Incorrect Greedy Choice: Assuming the greedy choice property holds when it doesn’t. This leads to suboptimal solutions.
Ignoring Constraints: Failing to check if a greedy choice is feasible (violating constraints).
Off-by-one Errors: Common in iterative algorithms; carefully manage loop indices and conditions.

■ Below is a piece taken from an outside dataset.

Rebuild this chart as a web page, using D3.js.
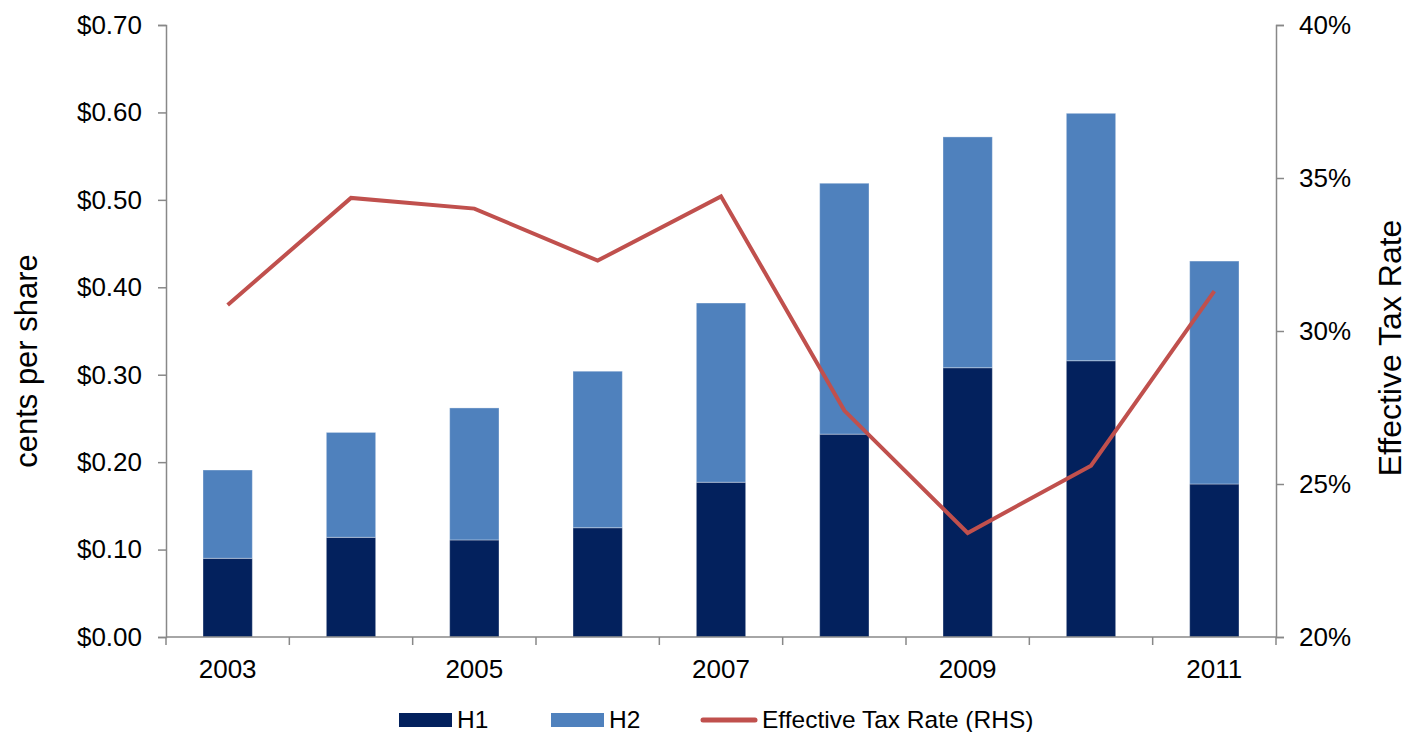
<!DOCTYPE html>
<html>
<head>
<meta charset="utf-8">
<script src="https://cdn.jsdelivr.net/npm/d3@7"></script>
<style>
  html, body { margin: 0; padding: 0; background: #fff; }
  svg { display: block; font-family: "Liberation Sans", Arial, sans-serif; }
</style>
</head>
<body>
<svg id="chart" width="1409" height="732"></svg>
<script>
// Half-year dividends per share and the effective tax rate
const years = ["2003", "2004", "2005", "2006", "2007", "2008", "2009", "2010", "2011"];
const h1 = [0.090, 0.114, 0.111, 0.125, 0.177, 0.232, 0.308, 0.316, 0.175];
const h2 = [0.101, 0.120, 0.151, 0.179, 0.205, 0.287, 0.264, 0.283, 0.255];
const taxRate = [0.3085, 0.3435, 0.340, 0.323, 0.344, 0.274, 0.234, 0.256, 0.313];
const yearLabels = ["2003", "2005", "2007", "2009", "2011"];
const leftTicks = [0, 0.1, 0.2, 0.3, 0.4, 0.5, 0.6, 0.7];
const rightTicks = [0.20, 0.25, 0.30, 0.35, 0.40];

const colH1 = "#03215D";
const colH2 = "#4F81BD";
const colLine = "#C0504D";
const axisCol = "#888888";

const svg = d3.select("#chart");
const plotLeft = 166, plotRight = 1276, plotTop = 25, plotBottom = 637;

const x = d3.scaleBand().domain(years).range([plotLeft, plotRight])
  .paddingInner(0.6).paddingOuter(0.3);
const y = d3.scaleLinear().domain([0, 0.7]).range([plotBottom, plotTop]);
const y2 = d3.scaleLinear().domain([0.2, 0.4]).range([plotBottom, plotTop]);

const rows = years.map((yr, i) => ({ year: yr, h1: h1[i], h2: h2[i], rate: taxRate[i] }));
const stacked = d3.stack().keys(["h1", "h2"])(rows);
const colours = { h1: colH1, h2: colH2 };

// Stacked bars
svg.append("g").selectAll("g").data(stacked).join("g")
  .attr("fill", d => colours[d.key])
  .selectAll("rect").data(d => d).join("rect")
  .attr("x", d => x(d.data.year))
  .attr("width", x.bandwidth())
  .attr("y", d => y(d[1]))
  .attr("height", d => y(d[0]) - y(d[1]))
  .attr("stroke", "#ffffff")
  .attr("stroke-opacity", 0.35)
  .attr("stroke-width", 1);

// Left axis
const leftAxis = d3.axisLeft(y).tickValues(leftTicks).tickFormat(d3.format("$.2f"))
  .tickSize(8).tickPadding(16);
const gl = svg.append("g").attr("transform", `translate(${plotLeft},0)`).call(leftAxis);

// Right axis
const rightAxis = d3.axisRight(y2).tickValues(rightTicks).tickFormat(d3.format(".0%"))
  .tickSize(8).tickPadding(15);
const gr = svg.append("g").attr("transform", `translate(${plotRight},0)`).call(rightAxis);

[gl, gr].forEach(g => {
  g.select(".domain").attr("stroke", axisCol).attr("stroke-width", 1.5);
  g.selectAll(".tick line").attr("stroke", axisCol).attr("stroke-width", 1.5);
  g.selectAll(".tick text").attr("fill", "#000").style("font-size", "26px")
    .style("font-family", "'Liberation Sans', Arial, sans-serif");
});

// Category axis: baseline, boundary ticks and alternate year labels
const step = x.step();
const gap = step - x.bandwidth();
const bounds = years.map(yr => x(yr) - gap / 2).concat([x(years[years.length - 1]) + x.bandwidth() + gap / 2]);
const gx = svg.append("g");
gx.append("line").attr("x1", plotLeft).attr("x2", plotRight).attr("y1", plotBottom).attr("y2", plotBottom)
  .attr("stroke", axisCol).attr("stroke-width", 1.5);
gx.selectAll("line.tk").data(bounds).join("line").attr("class", "tk")
  .attr("x1", d => d).attr("x2", d => d).attr("y1", plotBottom).attr("y2", plotBottom + 8)
  .attr("stroke", axisCol).attr("stroke-width", 1.5);
gx.selectAll("text").data(yearLabels).join("text")
  .attr("x", d => x(d) + x.bandwidth() / 2)
  .attr("y", 678)
  .attr("text-anchor", "middle")
  .style("font-size", "26px")
  .text(d => d);

// Effective tax rate line on the right-hand scale
const line = d3.line().x(d => x(d.year) + x.bandwidth() / 2).y(d => y2(d.rate));
svg.append("path").datum(rows)
  .attr("d", line)
  .attr("fill", "none")
  .attr("stroke", colLine)
  .attr("stroke-width", 4);

// Axis titles
svg.append("text")
  .attr("transform", "translate(37,361) rotate(-90)")
  .attr("text-anchor", "middle")
  .style("font-size", "31px")
  .text("cents per share");
svg.append("text")
  .attr("transform", "translate(1401,348) rotate(-90)")
  .attr("text-anchor", "middle")
  .style("font-size", "32px")
  .text("Effective Tax Rate");

// Legend
const legend = svg.append("g");
const items = [
  { label: "H1", type: "rect", color: colH1, x: 399 },
  { label: "H2", type: "rect", color: colH2, x: 551 },
  { label: "Effective Tax Rate (RHS)", type: "line", color: colLine, x: 701 }
];
items.forEach(it => {
  const g = legend.append("g");
  if (it.type === "rect") {
    g.append("rect").attr("x", it.x).attr("y", 713).attr("width", 53).attr("height", 14).attr("fill", it.color);
    g.append("text").attr("x", it.x + 58).attr("y", 728).style("font-size", "24.5px").text(it.label);
  } else {
    g.append("line").attr("x1", it.x + 2).attr("x2", it.x + 54).attr("y1", 720).attr("y2", 720)
      .attr("stroke", it.color).attr("stroke-width", 5).attr("stroke-linecap", "round");
    g.append("text").attr("x", it.x + 61).attr("y", 728).style("font-size", "24.5px").text(it.label);
  }
});
</script>
</body>
</html>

7. Classic Problem Examples

Example: Container With Most Water

Description: You are given an integer array height of length n. There are n vertical lines drawn such that the two endpoints of the ith line are (i, 0) and (i, height[i]). Find two lines that together with the x-axis form a container, such that the container contains the most water. Return the maximum amount of water a container can store. Notice that you may not slant the container.

Greedy Approach:

Start with pointers at the beginning and end of the height array. At each step, calculate the area formed by the lines. Move the pointer pointing to the shorter line inward. This is because moving the taller line inward cannot increase the area, while moving the shorter line might. Repeat until the pointers meet. This greedy strategy efficiently explores possible containers without exhaustively checking all pairs. The time complexity is O(n). This algorithm doesn’t guarantee finding the global optimum in all cases, but it’s efficient and often effective.